## SET TASK
Repeat every record below exactly, omitting any pictures.
# start of DATA SHOWN
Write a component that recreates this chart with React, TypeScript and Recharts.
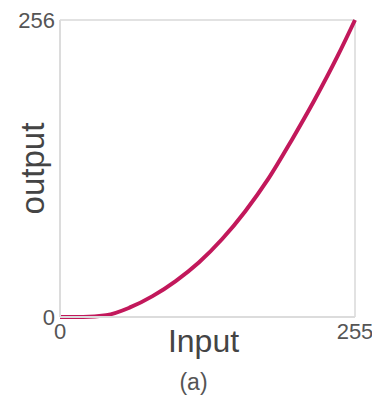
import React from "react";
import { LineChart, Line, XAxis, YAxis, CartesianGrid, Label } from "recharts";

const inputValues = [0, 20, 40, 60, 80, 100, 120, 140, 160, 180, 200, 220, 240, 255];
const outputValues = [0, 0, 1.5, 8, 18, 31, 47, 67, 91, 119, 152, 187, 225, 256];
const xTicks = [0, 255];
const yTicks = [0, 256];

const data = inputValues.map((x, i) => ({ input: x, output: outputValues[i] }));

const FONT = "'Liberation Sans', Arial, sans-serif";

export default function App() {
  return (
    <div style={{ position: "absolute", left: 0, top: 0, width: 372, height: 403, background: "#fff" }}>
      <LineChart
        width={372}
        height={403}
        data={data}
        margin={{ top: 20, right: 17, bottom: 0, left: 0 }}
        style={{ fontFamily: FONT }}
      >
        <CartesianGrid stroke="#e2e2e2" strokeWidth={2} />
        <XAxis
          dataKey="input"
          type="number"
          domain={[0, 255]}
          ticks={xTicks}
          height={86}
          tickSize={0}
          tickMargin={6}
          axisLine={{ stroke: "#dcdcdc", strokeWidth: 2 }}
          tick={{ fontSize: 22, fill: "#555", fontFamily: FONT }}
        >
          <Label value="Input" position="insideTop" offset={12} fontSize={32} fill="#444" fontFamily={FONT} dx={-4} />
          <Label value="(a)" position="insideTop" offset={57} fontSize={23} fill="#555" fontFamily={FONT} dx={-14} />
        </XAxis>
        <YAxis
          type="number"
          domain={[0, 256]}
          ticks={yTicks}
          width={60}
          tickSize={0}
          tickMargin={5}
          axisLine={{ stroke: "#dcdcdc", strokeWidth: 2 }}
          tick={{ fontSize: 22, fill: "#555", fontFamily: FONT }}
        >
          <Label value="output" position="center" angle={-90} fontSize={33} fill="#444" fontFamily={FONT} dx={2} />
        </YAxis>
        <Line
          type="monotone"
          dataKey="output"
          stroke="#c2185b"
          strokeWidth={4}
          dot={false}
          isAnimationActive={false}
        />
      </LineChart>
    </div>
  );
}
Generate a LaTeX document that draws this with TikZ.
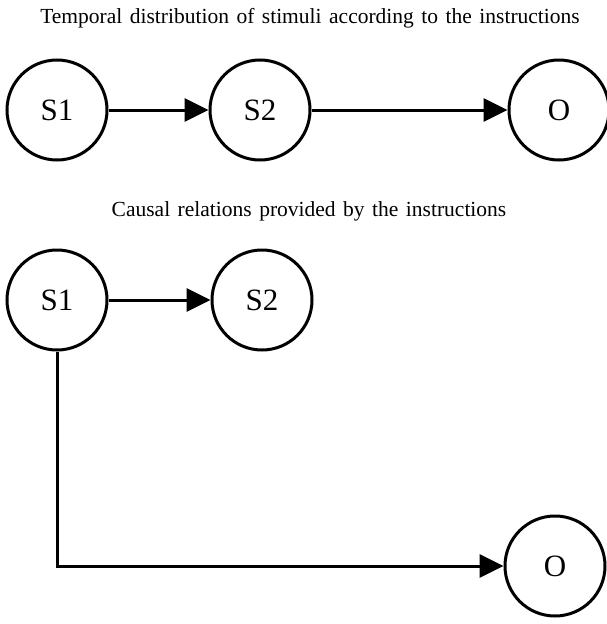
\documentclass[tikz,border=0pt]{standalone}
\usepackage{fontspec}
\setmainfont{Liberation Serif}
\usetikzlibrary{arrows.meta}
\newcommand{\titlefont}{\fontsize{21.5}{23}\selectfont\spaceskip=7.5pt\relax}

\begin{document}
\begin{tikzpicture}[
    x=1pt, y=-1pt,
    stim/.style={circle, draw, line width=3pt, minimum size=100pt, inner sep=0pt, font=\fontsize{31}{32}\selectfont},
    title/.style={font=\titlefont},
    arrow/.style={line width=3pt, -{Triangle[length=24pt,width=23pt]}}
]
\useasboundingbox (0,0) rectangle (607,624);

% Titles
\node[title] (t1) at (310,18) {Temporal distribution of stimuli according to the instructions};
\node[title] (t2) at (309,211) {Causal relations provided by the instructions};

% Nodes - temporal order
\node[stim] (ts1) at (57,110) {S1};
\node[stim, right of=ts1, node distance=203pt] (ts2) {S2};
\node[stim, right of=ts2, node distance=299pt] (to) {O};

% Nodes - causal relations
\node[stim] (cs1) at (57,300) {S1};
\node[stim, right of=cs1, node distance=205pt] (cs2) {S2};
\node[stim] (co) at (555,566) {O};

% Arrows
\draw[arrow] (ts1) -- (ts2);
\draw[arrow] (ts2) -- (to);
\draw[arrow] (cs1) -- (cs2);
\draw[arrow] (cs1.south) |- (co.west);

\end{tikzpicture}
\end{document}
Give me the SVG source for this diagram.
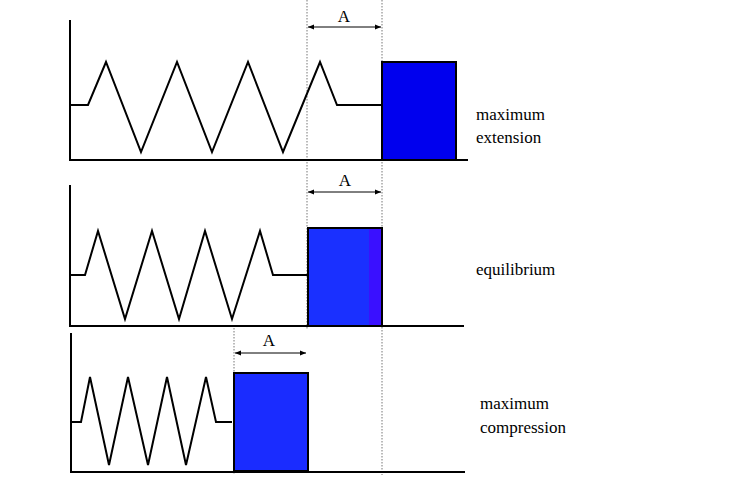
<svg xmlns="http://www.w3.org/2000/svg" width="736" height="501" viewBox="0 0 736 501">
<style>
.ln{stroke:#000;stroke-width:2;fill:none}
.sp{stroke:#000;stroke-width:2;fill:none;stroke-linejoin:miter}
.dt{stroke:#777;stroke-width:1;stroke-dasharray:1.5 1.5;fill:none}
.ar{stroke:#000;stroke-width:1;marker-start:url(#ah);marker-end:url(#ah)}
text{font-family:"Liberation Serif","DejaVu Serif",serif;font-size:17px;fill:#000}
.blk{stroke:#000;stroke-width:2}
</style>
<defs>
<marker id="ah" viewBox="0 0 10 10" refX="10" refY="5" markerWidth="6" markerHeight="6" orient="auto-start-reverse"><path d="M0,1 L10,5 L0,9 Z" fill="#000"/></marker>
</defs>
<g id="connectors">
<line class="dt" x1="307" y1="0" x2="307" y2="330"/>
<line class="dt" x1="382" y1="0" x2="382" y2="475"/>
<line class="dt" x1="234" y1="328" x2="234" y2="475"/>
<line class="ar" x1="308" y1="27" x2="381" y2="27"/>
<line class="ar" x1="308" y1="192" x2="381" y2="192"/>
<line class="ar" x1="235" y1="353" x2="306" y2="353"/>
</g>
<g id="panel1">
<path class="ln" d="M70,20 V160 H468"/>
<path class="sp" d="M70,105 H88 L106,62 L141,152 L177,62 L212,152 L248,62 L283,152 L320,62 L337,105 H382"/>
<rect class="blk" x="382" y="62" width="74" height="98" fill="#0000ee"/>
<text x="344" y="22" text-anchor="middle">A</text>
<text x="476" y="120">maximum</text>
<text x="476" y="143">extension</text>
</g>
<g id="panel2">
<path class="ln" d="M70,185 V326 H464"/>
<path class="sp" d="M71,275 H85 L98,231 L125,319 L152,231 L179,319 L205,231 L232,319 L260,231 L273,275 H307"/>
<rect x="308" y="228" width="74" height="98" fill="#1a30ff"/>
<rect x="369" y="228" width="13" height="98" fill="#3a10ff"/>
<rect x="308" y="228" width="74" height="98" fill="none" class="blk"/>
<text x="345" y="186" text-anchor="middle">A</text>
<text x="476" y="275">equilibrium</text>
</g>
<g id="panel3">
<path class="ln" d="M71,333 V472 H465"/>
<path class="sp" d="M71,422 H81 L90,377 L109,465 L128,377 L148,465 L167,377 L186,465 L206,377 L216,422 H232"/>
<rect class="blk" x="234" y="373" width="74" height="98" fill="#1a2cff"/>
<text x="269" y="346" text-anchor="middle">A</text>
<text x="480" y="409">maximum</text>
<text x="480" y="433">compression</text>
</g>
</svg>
# end of DATA SHOWN
## RESULT
Write a component that recreates this chart with React, TypeScript and Recharts.
import React from "react";
import { LineChart, Line, XAxis, YAxis, CartesianGrid, Label } from "recharts";

const inputValues = [0, 20, 40, 60, 80, 100, 120, 140, 160, 180, 200, 220, 240, 255];
const outputValues = [0, 0, 1.5, 8, 18, 31, 47, 67, 91, 119, 152, 187, 225, 256];
const xTicks = [0, 255];
const yTicks = [0, 256];

const data = inputValues.map((x, i) => ({ input: x, output: outputValues[i] }));

const FONT = "'Liberation Sans', Arial, sans-serif";

export default function App() {
  return (
    <div style={{ position: "absolute", left: 0, top: 0, width: 372, height: 403, background: "#fff" }}>
      <LineChart
        width={372}
        height={403}
        data={data}
        margin={{ top: 20, right: 17, bottom: 0, left: 0 }}
        style={{ fontFamily: FONT }}
      >
        <CartesianGrid stroke="#e2e2e2" strokeWidth={2} />
        <XAxis
          dataKey="input"
          type="number"
          domain={[0, 255]}
          ticks={xTicks}
          height={86}
          tickSize={0}
          tickMargin={6}
          axisLine={{ stroke: "#dcdcdc", strokeWidth: 2 }}
          tick={{ fontSize: 22, fill: "#555", fontFamily: FONT }}
        >
          <Label value="Input" position="insideTop" offset={12} fontSize={32} fill="#444" fontFamily={FONT} dx={-4} />
          <Label value="(a)" position="insideTop" offset={57} fontSize={23} fill="#555" fontFamily={FONT} dx={-14} />
        </XAxis>
        <YAxis
          type="number"
          domain={[0, 256]}
          ticks={yTicks}
          width={60}
          tickSize={0}
          tickMargin={5}
          axisLine={{ stroke: "#dcdcdc", strokeWidth: 2 }}
          tick={{ fontSize: 22, fill: "#555", fontFamily: FONT }}
        >
          <Label value="output" position="center" angle={-90} fontSize={33} fill="#444" fontFamily={FONT} dx={2} />
        </YAxis>
        <Line
          type="monotone"
          dataKey="output"
          stroke="#c2185b"
          strokeWidth={4}
          dot={false}
          isAnimationActive={false}
        />
      </LineChart>
    </div>
  );
}
Generate a LaTeX document that draws this with TikZ.
\documentclass[tikz,border=0pt]{standalone}
\usepackage{fontspec}
\setmainfont{Liberation Serif}
\usetikzlibrary{arrows.meta}
\newcommand{\titlefont}{\fontsize{21.5}{23}\selectfont\spaceskip=7.5pt\relax}

\begin{document}
\begin{tikzpicture}[
    x=1pt, y=-1pt,
    stim/.style={circle, draw, line width=3pt, minimum size=100pt, inner sep=0pt, font=\fontsize{31}{32}\selectfont},
    title/.style={font=\titlefont},
    arrow/.style={line width=3pt, -{Triangle[length=24pt,width=23pt]}}
]
\useasboundingbox (0,0) rectangle (607,624);

% Titles
\node[title] (t1) at (310,18) {Temporal distribution of stimuli according to the instructions};
\node[title] (t2) at (309,211) {Causal relations provided by the instructions};

% Nodes - temporal order
\node[stim] (ts1) at (57,110) {S1};
\node[stim, right of=ts1, node distance=203pt] (ts2) {S2};
\node[stim, right of=ts2, node distance=299pt] (to) {O};

% Nodes - causal relations
\node[stim] (cs1) at (57,300) {S1};
\node[stim, right of=cs1, node distance=205pt] (cs2) {S2};
\node[stim] (co) at (555,566) {O};

% Arrows
\draw[arrow] (ts1) -- (ts2);
\draw[arrow] (ts2) -- (to);
\draw[arrow] (cs1) -- (cs2);
\draw[arrow] (cs1.south) |- (co.west);

\end{tikzpicture}
\end{document}
Give me the SVG source for this diagram.
<svg xmlns="http://www.w3.org/2000/svg" width="736" height="501" viewBox="0 0 736 501">
<style>
.ln{stroke:#000;stroke-width:2;fill:none}
.sp{stroke:#000;stroke-width:2;fill:none;stroke-linejoin:miter}
.dt{stroke:#777;stroke-width:1;stroke-dasharray:1.5 1.5;fill:none}
.ar{stroke:#000;stroke-width:1;marker-start:url(#ah);marker-end:url(#ah)}
text{font-family:"Liberation Serif","DejaVu Serif",serif;font-size:17px;fill:#000}
.blk{stroke:#000;stroke-width:2}
</style>
<defs>
<marker id="ah" viewBox="0 0 10 10" refX="10" refY="5" markerWidth="6" markerHeight="6" orient="auto-start-reverse"><path d="M0,1 L10,5 L0,9 Z" fill="#000"/></marker>
</defs>
<g id="connectors">
<line class="dt" x1="307" y1="0" x2="307" y2="330"/>
<line class="dt" x1="382" y1="0" x2="382" y2="475"/>
<line class="dt" x1="234" y1="328" x2="234" y2="475"/>
<line class="ar" x1="308" y1="27" x2="381" y2="27"/>
<line class="ar" x1="308" y1="192" x2="381" y2="192"/>
<line class="ar" x1="235" y1="353" x2="306" y2="353"/>
</g>
<g id="panel1">
<path class="ln" d="M70,20 V160 H468"/>
<path class="sp" d="M70,105 H88 L106,62 L141,152 L177,62 L212,152 L248,62 L283,152 L320,62 L337,105 H382"/>
<rect class="blk" x="382" y="62" width="74" height="98" fill="#0000ee"/>
<text x="344" y="22" text-anchor="middle">A</text>
<text x="476" y="120">maximum</text>
<text x="476" y="143">extension</text>
</g>
<g id="panel2">
<path class="ln" d="M70,185 V326 H464"/>
<path class="sp" d="M71,275 H85 L98,231 L125,319 L152,231 L179,319 L205,231 L232,319 L260,231 L273,275 H307"/>
<rect x="308" y="228" width="74" height="98" fill="#1a30ff"/>
<rect x="369" y="228" width="13" height="98" fill="#3a10ff"/>
<rect x="308" y="228" width="74" height="98" fill="none" class="blk"/>
<text x="345" y="186" text-anchor="middle">A</text>
<text x="476" y="275">equilibrium</text>
</g>
<g id="panel3">
<path class="ln" d="M71,333 V472 H465"/>
<path class="sp" d="M71,422 H81 L90,377 L109,465 L128,377 L148,465 L167,377 L186,465 L206,377 L216,422 H232"/>
<rect class="blk" x="234" y="373" width="74" height="98" fill="#1a2cff"/>
<text x="269" y="346" text-anchor="middle">A</text>
<text x="480" y="409">maximum</text>
<text x="480" y="433">compression</text>
</g>
</svg>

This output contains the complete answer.